John shrugged. He wasn't fond of this subject, and wished Stern and Sherlock would get into a squabble about it with one another so they could leave him to think about something else. "Worried that whatever they used could be linked to him?" he guessed. "Whatever it was, it likely had fingerprints on it. Jesus, the poor kid. Judging from the rate of decomposition—and no indication the body was frozen or mummified—he would have been alive for months after he was kidnapped."

"Encouraging," Sherlock said. He was still reading the report.

John blinked. "Sorry, what exactly is encouraging about the kidnapping and torture of a kid?"

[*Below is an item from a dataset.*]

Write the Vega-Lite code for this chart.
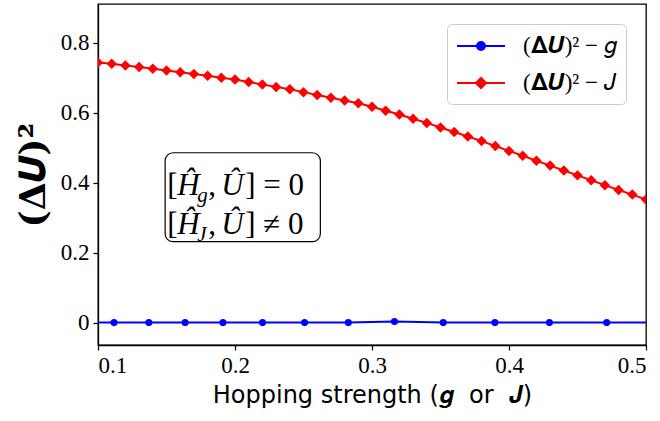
{
  "$schema": "https://vega.github.io/schema/vega-lite/v6.json",
  "width": 548,
  "height": 341,
  "autosize": "none",
  "padding": {"left": 98, "top": 4, "right": 14, "bottom": 76},
  "background": "white",
  "config": {
    "view": {"stroke": "black", "strokeWidth": 1.3},
    "axis": {
      "grid": false,
      "domainColor": "black",
      "domainWidth": 1.3,
      "tickColor": "black",
      "tickWidth": 1.2,
      "tickSize": 5,
      "labelColor": "black",
      "titleColor": "black",
      "labelFont": "Liberation Serif",
      "labelFontSize": 23
    },
    "legend": {
      "fillColor": "white",
      "strokeColor": "#cccccc",
      "cornerRadius": 5,
      "padding": 9,
      "labelFont": "Liberation Serif",
      "labelFontSize": 23,
      "labelColor": "black",
      "labelLimit": 400,
      "symbolStrokeWidth": 2
    }
  },
  "datasets": {
    "curves": [
      {"s": "g", "x": 0.088, "y": 0},
      {"s": "g", "x": 0.1117, "y": 0},
      {"s": "g", "x": 0.1371, "y": 0},
      {"s": "g", "x": 0.1636, "y": 0},
      {"s": "g", "x": 0.1912, "y": 0},
      {"s": "g", "x": 0.2201, "y": 0},
      {"s": "g", "x": 0.2508, "y": 0},
      {"s": "g", "x": 0.2827, "y": 0},
      {"s": "g", "x": 0.3164, "y": 0.003},
      {"s": "g", "x": 0.352, "y": 0},
      {"s": "g", "x": 0.3897, "y": 0},
      {"s": "g", "x": 0.4295, "y": 0},
      {"s": "g", "x": 0.4713, "y": 0},
      {"s": "g", "x": 0.515, "y": 0},
      {"s": "J", "x": 0.10, "y": 0.744},
      {"s": "J", "x": 0.11, "y": 0.740},
      {"s": "J", "x": 0.12, "y": 0.735},
      {"s": "J", "x": 0.13, "y": 0.731},
      {"s": "J", "x": 0.14, "y": 0.726},
      {"s": "J", "x": 0.15, "y": 0.721},
      {"s": "J", "x": 0.16, "y": 0.716},
      {"s": "J", "x": 0.17, "y": 0.711},
      {"s": "J", "x": 0.18, "y": 0.706},
      {"s": "J", "x": 0.19, "y": 0.700},
      {"s": "J", "x": 0.20, "y": 0.695},
      {"s": "J", "x": 0.21, "y": 0.688},
      {"s": "J", "x": 0.22, "y": 0.681},
      {"s": "J", "x": 0.23, "y": 0.674},
      {"s": "J", "x": 0.24, "y": 0.667},
      {"s": "J", "x": 0.25, "y": 0.659},
      {"s": "J", "x": 0.26, "y": 0.651},
      {"s": "J", "x": 0.27, "y": 0.643},
      {"s": "J", "x": 0.28, "y": 0.635},
      {"s": "J", "x": 0.29, "y": 0.627},
      {"s": "J", "x": 0.30, "y": 0.617},
      {"s": "J", "x": 0.31, "y": 0.606},
      {"s": "J", "x": 0.32, "y": 0.595},
      {"s": "J", "x": 0.33, "y": 0.583},
      {"s": "J", "x": 0.34, "y": 0.571},
      {"s": "J", "x": 0.35, "y": 0.558},
      {"s": "J", "x": 0.36, "y": 0.545},
      {"s": "J", "x": 0.37, "y": 0.532},
      {"s": "J", "x": 0.38, "y": 0.519},
      {"s": "J", "x": 0.39, "y": 0.505},
      {"s": "J", "x": 0.40, "y": 0.491},
      {"s": "J", "x": 0.41, "y": 0.477},
      {"s": "J", "x": 0.42, "y": 0.463},
      {"s": "J", "x": 0.43, "y": 0.449},
      {"s": "J", "x": 0.44, "y": 0.435},
      {"s": "J", "x": 0.45, "y": 0.421},
      {"s": "J", "x": 0.46, "y": 0.407},
      {"s": "J", "x": 0.47, "y": 0.393},
      {"s": "J", "x": 0.48, "y": 0.379},
      {"s": "J", "x": 0.49, "y": 0.366},
      {"s": "J", "x": 0.50, "y": 0.352}
    ],
    "box": [{"x": 0.149, "x2": 0.2623, "y": 0.2314, "y2": 0.4857}],
    "notes": [
      {"x": 0.1505, "y": 0.366, "open": "[", "H": "Ĥ", "sub": "g", "comma": ",", "U": "Û", "close": "] = 0"},
      {"x": 0.1505, "y": 0.252, "open": "[", "H": "Ĥ", "sub": "J", "comma": ",", "U": "Û", "close": "] ≠ 0"}
    ]
  },
  "encoding": {
    "x": {
      "field": "x",
      "type": "quantitative",
      "scale": {"domain": [0.1, 0.5], "nice": false, "zero": false},
      "axis": {
        "values": [0.1, 0.2, 0.3, 0.4, 0.5],
        "format": ".1f",
        "labelFont": "Liberation Serif",
        "labelFontSize": 23,
        "labelPadding": 4,
        "title": "Hopping strength (𝒈\u00a0 or\u00a0 𝑱)",
        "titleFont": "DejaVu Sans",
        "titleFontSize": 24,
        "titleFontWeight": "normal",
        "titlePadding": 6
      }
    },
    "y": {
      "field": "y",
      "type": "quantitative",
      "scale": {"domain": [-0.064, 0.911], "nice": false, "zero": false},
      "axis": {
        "values": [0, 0.2, 0.4, 0.6, 0.8],
        "format": "~g",
        "labelFont": "Liberation Serif",
        "labelFontSize": 23,
        "labelPadding": 4,
        "title": "(𝚫𝑼)²",
        "titleFont": "DejaVu Serif",
        "titleFontSize": 36,
        "titleFontWeight": "bold",
        "titlePadding": 8
      }
    }
  },
  "layer": [
    {
      "data": {"name": "box"},
      "mark": {"type": "rect", "fill": "white", "stroke": "black", "strokeWidth": 1.2, "cornerRadius": 8},
      "encoding": {"x2": {"field": "x2"}, "y2": {"field": "y2"}}
    },
    {
      "data": {"name": "notes"},
      "mark": {"type": "text", "align": "left", "baseline": "alphabetic", "font": "Liberation Serif", "fontSize": 31, "color": "black", "dx": 0},
      "encoding": {"text": {"field": "open"}}
    },
    {
      "data": {"name": "notes"},
      "mark": {"type": "text", "align": "left", "baseline": "alphabetic", "font": "Liberation Serif", "fontSize": 31, "fontStyle": "italic", "color": "black", "dx": 10},
      "encoding": {"text": {"field": "H"}}
    },
    {
      "data": {"name": "notes"},
      "mark": {"type": "text", "align": "left", "baseline": "alphabetic", "font": "Liberation Serif", "fontSize": 21, "fontStyle": "italic", "color": "black", "dx": 30, "dy": 7},
      "encoding": {"text": {"field": "sub"}}
    },
    {
      "data": {"name": "notes"},
      "mark": {"type": "text", "align": "left", "baseline": "alphabetic", "font": "Liberation Serif", "fontSize": 31, "color": "black", "dx": 41},
      "encoding": {"text": {"field": "comma"}}
    },
    {
      "data": {"name": "notes"},
      "mark": {"type": "text", "align": "left", "baseline": "alphabetic", "font": "Liberation Serif", "fontSize": 31, "fontStyle": "italic", "color": "black", "dx": 54},
      "encoding": {"text": {"field": "U"}}
    },
    {
      "data": {"name": "notes"},
      "mark": {"type": "text", "align": "left", "baseline": "alphabetic", "font": "Liberation Serif", "fontSize": 31, "color": "black", "dx": 78},
      "encoding": {"text": {"field": "close"}}
    },
    {
      "data": {"name": "curves"},
      "transform": [{"filter": "datum.s === 'J'"}],
      "mark": {"type": "line", "strokeWidth": 2, "clip": true, "color": "#ff0000"},
      "encoding": {"order": {"field": "x", "type": "quantitative"}}
    },
    {
      "data": {"name": "curves"},
      "transform": [{"filter": "datum.s === 'J'"}],
      "mark": {"type": "point", "shape": "diamond", "filled": true, "opacity": 1, "size": 110, "color": "#ff0000", "clip": true},
      "encoding": {}
    },
    {
      "data": {"name": "curves"},
      "transform": [{"filter": "datum.s === 'g'"}],
      "mark": {"type": "line", "strokeWidth": 2, "clip": true, "color": "#0000ff"},
      "encoding": {"order": {"field": "x", "type": "quantitative"}}
    },
    {
      "data": {"name": "curves"},
      "transform": [{"filter": "datum.s === 'g'"}],
      "mark": {"type": "point", "shape": "circle", "filled": true, "opacity": 1, "size": 50, "color": "#0000ff", "clip": true},
      "encoding": {}
    },
    {
      "data": {"name": "curves"},
      "transform": [{"filter": "datum.x > 1"}],
      "mark": {"type": "point", "strokeWidth": 2, "opacity": 1, "size": 576},
      "encoding": {
        "fill": {
          "field": "s", "type": "nominal",
          "scale": {"domain": ["g", "J"], "range": ["#0000ff", "#ff0000"]},
          "legend": {"title": null, "orient": "top-right", "offset": 20, "symbolSize": 576, "labelOffset": 41, "rowPadding": 12,
            "labelExpr": "datum.value === 'g' ? '(𝚫𝑼)² − 𝑔' : '(𝚫𝑼)² − 𝐽'"}
        },
        "stroke": {
          "field": "s", "type": "nominal",
          "scale": {"domain": ["g", "J"], "range": ["#0000ff", "#ff0000"]},
          "legend": {"title": null, "orient": "top-right", "offset": 20, "symbolSize": 576, "labelOffset": 41, "rowPadding": 12,
            "labelExpr": "datum.value === 'g' ? '(𝚫𝑼)² − 𝑔' : '(𝚫𝑼)² − 𝐽'"}
        },
        "shape": {
          "field": "s", "type": "nominal",
          "scale": {"domain": ["g", "J"], "range": ["M-1,0H3M0.67,0A0.33,0.33,0,1,0,1.33,0A0.33,0.33,0,1,0,0.67,0Z", "M-1,0H3M1,-0.42L1.42,0L1,0.42L0.58,0Z"]},
          "legend": {"title": null, "orient": "top-right", "offset": 20, "symbolSize": 576, "labelOffset": 41, "rowPadding": 12,
            "labelExpr": "datum.value === 'g' ? '(𝚫𝑼)² − 𝑔' : '(𝚫𝑼)² − 𝐽'"}
        }
      }
    }
  ]
}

"He'd been missing for five months and his is the only body that's been found. He died as a result of blood loss after repeated sexually-motivated torture, which indicates the perpetrator more than likely did not intend to kill him in the first place. Therefore, we can assume the other boys are being kept alive somewhere."

"Alive and tortured."

Sherlock sneered.

"What?"

"Sexual assault as 'a fate worse than death'," he said. "How very Victorian of you, John."

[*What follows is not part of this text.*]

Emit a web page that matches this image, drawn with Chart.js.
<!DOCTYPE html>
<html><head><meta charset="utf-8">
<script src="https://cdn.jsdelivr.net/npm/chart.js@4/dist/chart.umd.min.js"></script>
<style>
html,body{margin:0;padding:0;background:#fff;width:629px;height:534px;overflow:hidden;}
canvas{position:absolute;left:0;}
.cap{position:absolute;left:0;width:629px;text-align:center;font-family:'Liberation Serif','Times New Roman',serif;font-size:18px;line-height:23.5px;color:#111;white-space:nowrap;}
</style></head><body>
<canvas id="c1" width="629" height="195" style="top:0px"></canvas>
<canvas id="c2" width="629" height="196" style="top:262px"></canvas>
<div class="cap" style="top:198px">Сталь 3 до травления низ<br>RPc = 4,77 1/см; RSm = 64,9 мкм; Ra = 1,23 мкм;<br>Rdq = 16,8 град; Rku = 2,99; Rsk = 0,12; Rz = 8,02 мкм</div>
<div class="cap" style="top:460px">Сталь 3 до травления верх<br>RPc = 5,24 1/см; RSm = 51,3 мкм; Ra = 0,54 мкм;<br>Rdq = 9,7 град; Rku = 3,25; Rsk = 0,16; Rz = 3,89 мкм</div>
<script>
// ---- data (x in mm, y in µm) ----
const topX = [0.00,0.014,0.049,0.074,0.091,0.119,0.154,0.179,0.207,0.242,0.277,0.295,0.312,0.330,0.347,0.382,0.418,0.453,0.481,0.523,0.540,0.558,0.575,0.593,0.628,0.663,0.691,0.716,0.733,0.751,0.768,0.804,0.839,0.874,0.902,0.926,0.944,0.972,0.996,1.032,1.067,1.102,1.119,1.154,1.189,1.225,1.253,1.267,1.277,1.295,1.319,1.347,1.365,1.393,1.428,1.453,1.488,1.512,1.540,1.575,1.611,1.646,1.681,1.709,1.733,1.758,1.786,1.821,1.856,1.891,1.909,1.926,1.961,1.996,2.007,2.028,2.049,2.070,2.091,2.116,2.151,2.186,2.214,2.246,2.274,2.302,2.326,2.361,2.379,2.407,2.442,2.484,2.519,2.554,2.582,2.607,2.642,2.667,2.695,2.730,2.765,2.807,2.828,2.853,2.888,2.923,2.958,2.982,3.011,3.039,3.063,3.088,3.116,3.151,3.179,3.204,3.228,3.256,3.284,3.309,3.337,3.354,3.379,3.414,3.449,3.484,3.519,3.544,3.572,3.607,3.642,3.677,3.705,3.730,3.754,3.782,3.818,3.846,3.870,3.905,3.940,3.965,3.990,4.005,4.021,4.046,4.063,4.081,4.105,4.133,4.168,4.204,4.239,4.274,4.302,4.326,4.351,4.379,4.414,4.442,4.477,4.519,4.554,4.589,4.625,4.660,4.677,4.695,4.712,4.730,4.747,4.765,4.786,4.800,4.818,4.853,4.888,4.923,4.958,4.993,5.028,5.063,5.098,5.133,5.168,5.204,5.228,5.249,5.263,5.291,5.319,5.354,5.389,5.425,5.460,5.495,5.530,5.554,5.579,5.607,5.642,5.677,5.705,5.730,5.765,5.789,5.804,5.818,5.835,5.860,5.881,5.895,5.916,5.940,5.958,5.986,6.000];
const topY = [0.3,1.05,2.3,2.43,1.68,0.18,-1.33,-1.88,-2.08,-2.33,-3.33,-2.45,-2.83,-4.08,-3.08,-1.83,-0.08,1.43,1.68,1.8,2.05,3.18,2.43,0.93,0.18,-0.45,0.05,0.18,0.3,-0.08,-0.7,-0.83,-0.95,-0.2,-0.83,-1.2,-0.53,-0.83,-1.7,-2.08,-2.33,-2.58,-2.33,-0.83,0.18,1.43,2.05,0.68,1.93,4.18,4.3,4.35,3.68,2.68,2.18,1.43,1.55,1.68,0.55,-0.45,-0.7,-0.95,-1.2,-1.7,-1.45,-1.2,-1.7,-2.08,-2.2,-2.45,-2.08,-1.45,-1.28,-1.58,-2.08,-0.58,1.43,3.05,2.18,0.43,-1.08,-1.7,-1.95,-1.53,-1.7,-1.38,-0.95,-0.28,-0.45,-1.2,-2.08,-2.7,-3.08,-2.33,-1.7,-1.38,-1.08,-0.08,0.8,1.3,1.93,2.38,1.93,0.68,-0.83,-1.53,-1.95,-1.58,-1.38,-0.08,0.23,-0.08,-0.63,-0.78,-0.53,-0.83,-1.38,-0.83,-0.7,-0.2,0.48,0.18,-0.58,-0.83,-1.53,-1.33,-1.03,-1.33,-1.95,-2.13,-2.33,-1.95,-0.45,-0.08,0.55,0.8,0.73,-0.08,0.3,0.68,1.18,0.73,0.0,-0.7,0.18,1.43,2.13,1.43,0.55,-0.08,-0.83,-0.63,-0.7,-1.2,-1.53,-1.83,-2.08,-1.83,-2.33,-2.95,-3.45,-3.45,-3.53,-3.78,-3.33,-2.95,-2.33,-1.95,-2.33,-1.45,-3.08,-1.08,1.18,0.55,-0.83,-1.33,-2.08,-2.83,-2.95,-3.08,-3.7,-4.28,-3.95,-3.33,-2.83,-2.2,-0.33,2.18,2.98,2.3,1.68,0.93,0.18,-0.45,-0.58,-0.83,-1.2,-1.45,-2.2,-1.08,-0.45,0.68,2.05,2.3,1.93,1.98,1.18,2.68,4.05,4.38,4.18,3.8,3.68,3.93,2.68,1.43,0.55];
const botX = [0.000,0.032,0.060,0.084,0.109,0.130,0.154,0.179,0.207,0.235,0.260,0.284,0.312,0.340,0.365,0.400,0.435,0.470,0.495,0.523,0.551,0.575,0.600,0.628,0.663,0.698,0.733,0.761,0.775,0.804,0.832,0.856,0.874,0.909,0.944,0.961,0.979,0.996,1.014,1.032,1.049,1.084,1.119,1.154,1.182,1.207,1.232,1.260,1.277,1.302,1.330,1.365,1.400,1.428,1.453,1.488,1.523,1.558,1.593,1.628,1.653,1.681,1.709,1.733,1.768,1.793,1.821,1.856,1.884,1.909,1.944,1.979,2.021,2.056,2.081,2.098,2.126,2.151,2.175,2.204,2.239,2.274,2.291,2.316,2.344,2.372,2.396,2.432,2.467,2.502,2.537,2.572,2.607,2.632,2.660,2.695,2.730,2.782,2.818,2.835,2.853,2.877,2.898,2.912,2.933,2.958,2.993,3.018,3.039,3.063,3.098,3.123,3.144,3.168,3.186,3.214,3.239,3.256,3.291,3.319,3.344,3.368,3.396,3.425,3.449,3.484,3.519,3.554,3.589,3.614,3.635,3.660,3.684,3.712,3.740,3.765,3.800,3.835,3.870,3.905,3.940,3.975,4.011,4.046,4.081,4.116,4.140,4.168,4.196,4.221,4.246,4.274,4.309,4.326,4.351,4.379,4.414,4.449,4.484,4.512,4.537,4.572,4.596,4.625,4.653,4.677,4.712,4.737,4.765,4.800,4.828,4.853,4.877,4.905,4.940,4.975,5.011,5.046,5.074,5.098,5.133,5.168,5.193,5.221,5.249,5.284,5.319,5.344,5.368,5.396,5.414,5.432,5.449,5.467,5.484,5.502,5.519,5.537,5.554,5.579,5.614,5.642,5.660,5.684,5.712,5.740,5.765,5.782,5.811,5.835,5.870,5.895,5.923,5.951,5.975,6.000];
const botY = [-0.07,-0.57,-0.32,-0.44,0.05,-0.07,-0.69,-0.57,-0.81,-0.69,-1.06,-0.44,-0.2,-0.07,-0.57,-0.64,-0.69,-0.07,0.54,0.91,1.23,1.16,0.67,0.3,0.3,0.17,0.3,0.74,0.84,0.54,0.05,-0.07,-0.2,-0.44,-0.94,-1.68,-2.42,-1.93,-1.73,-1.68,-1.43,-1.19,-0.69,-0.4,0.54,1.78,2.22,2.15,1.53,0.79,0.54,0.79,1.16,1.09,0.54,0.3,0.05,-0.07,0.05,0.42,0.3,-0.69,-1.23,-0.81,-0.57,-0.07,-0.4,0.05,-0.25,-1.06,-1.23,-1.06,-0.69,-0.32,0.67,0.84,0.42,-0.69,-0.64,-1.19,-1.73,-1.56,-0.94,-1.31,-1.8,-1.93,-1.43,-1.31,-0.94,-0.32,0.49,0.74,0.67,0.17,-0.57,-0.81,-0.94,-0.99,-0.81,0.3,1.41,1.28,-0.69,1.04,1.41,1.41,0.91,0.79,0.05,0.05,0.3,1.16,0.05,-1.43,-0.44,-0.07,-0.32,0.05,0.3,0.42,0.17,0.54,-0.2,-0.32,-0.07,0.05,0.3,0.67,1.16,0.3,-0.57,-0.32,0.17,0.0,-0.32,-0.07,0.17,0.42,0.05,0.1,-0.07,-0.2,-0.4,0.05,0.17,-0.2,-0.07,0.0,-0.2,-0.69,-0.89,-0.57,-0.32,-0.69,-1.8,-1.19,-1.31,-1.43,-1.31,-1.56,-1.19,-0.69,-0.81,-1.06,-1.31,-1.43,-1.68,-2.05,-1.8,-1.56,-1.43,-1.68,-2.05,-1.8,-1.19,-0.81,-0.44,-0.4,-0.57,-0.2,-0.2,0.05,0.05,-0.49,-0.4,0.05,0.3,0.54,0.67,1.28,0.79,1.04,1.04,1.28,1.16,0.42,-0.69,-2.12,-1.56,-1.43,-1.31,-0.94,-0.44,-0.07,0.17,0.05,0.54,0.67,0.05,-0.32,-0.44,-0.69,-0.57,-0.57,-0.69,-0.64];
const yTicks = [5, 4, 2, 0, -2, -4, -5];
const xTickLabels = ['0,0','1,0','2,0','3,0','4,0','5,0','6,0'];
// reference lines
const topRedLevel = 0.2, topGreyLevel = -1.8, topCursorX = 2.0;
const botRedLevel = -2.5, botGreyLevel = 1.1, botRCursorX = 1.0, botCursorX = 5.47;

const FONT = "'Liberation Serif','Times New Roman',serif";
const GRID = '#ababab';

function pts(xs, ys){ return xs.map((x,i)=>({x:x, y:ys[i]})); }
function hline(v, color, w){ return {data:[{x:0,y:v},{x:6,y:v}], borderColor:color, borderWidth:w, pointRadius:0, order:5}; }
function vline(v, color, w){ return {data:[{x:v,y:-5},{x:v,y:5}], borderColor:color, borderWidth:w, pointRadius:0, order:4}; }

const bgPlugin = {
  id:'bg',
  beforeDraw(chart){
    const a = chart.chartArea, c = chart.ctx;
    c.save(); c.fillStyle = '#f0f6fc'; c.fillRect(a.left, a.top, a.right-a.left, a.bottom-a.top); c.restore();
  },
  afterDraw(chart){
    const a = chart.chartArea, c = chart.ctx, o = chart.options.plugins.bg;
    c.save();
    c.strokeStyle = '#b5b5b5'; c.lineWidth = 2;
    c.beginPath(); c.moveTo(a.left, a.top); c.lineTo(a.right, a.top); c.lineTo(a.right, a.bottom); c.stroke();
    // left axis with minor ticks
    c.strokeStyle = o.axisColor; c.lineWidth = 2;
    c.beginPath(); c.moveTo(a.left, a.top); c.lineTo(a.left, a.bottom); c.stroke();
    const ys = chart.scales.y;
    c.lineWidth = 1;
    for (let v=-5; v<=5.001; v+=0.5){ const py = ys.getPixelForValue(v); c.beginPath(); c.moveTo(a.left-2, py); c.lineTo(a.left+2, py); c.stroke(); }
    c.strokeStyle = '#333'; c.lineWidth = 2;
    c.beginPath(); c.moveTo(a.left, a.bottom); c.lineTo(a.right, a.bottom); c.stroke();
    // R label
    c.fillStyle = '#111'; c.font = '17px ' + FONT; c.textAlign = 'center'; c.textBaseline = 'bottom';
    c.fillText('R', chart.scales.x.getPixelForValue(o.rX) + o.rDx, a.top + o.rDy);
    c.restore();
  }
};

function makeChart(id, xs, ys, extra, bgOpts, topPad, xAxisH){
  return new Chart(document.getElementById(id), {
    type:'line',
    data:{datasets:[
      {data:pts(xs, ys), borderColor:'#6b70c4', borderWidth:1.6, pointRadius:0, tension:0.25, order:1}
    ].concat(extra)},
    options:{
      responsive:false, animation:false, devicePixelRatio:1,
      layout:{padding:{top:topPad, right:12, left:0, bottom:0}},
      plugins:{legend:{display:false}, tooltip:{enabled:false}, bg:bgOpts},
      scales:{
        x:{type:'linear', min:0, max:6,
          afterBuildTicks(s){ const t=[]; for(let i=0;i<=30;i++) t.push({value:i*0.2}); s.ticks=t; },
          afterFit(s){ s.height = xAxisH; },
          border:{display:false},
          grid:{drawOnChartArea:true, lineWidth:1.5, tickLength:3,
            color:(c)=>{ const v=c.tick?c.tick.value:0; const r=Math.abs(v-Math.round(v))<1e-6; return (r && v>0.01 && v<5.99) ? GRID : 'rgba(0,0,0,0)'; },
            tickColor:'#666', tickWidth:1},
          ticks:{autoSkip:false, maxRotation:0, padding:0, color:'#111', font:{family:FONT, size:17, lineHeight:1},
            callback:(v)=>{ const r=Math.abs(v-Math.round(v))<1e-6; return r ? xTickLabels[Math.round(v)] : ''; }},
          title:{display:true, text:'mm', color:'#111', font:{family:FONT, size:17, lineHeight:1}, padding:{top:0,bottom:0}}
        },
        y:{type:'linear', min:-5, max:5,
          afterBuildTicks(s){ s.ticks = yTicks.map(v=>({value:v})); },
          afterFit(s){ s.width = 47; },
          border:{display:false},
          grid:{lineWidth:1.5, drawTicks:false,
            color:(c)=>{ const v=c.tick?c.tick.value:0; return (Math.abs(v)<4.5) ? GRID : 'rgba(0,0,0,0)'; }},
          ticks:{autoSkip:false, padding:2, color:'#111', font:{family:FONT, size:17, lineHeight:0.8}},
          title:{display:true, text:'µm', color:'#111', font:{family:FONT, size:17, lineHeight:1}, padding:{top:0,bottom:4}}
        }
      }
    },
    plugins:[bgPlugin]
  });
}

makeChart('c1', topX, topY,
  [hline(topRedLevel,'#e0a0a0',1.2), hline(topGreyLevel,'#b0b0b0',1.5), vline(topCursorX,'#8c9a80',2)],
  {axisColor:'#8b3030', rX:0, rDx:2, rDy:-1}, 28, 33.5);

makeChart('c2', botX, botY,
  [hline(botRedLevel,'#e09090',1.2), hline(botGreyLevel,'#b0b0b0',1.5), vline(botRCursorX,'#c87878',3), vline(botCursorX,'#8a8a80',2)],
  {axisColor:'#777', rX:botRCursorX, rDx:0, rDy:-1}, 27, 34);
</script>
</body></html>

John, unable to stand still any longer, went to the window, looking out at nothing in particular for a few seconds. "Okay," he said, when he was finally able to look at Sherlock again without the overwhelming urge to strangle him. "Okay. What I want to know is, all that…" He waved one hand vaguely at the report. "Is it going to actually help catch this guy? Or guys? If multiple boys are being held captive somewhere, I'm assuming more than one person has to be involved."

"Of course," Sherlock said. "This is all building a picture, John. We know these killers."

"Do we?"

"You just said it yourself. There are at least two people involved. Statistically, they are men, and over the age of thirty. They have access to a remote place to keep several young men alive and they have the proclivities to sexually torture them. This is an escalated crime, so they're almost certainly in the system for various other more minor abuses against children. If they really did retrieve an instrument from Derek Metcalfe's body because they were afraid of a link to themselves, they are educated and possess some modicum of common sense. And they have access to Mandrax. Couldn't be easier."

Something in Sherlock's tone made John glance sharply at him. But Sherlock was not paying him any attention at all. He was looking at Brian Stern. John couldn't be sure, but he thought it was a look of disappointment.